Recently, a cousin of mine (also a programmer) lamented on Facebook that he wished that CSS supported inhertiance in the manner as many programming languages. It turns out that there is “pseudo-inheritance” (my term) possible in CSS. Here’s a quick-n-dirty.

CSS offers an “@import” rule. This allows you to import one CSS file into a second CSS file. So “base.css” can be “@imported” into “descendant.css” using syntax such as :

@import(base.css);

CSS classes defined in base.css are defined in descendant.css by virtue of base.css being @import-ed in descendant.css.

For example, consider this simple base CSS file (base.css):

.custom_text {color:blue;font-family:sans-serif;}

Next, consider a descendant CSS file with this content (descendant.css):

@import(base.css);
.custom_text{font-style:italic;}

Referencing descendant.css in your HTML and applying the “custom_text” class to a text element will yield an element displaying blue, italic text in a sans-serif font.

Recently, I had a project in which this pseudo-inheritance came in very handy. There were three distinct areas of the site in my project. The three areas have many CSS properties in common, with some distinct differences between them.

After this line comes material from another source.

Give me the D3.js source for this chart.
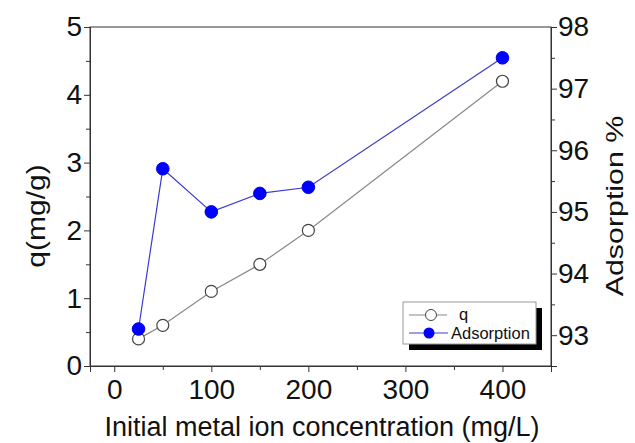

Rather than create three separate CSS files with nearly identical content, I created a base CSS file and three descendant CSS fles. This has made maintenance of the site much easier, as most of the CSS modifications are done in the base CSS file. Modifications to the three descendant files are limited and makes testing much simpler since we don’t have to regression test the entire site, when something changes in a descendant file. Just the handful or pages that reference the descendant in question.

There are some drawbacks and limitations (minor). But for most modern browsers (even IE 5.5+) @import can be used effectively.

Here are some links to discussions on its use:

W3 definition of @import: http://www.w3.org/TR/CSS2/cascade.html#at-import

Mozilla Developer site: https://developer.mozilla.org/en-US/docs/Web/CSS/@import#Browser_compatibility

Stack Overflow: http://stackoverflow.com/questions/147500/is-it-possible-to-include-one-css-file-into-another

I hope you are able to make use of this interesting CSS directive. I know that it has been handy for me.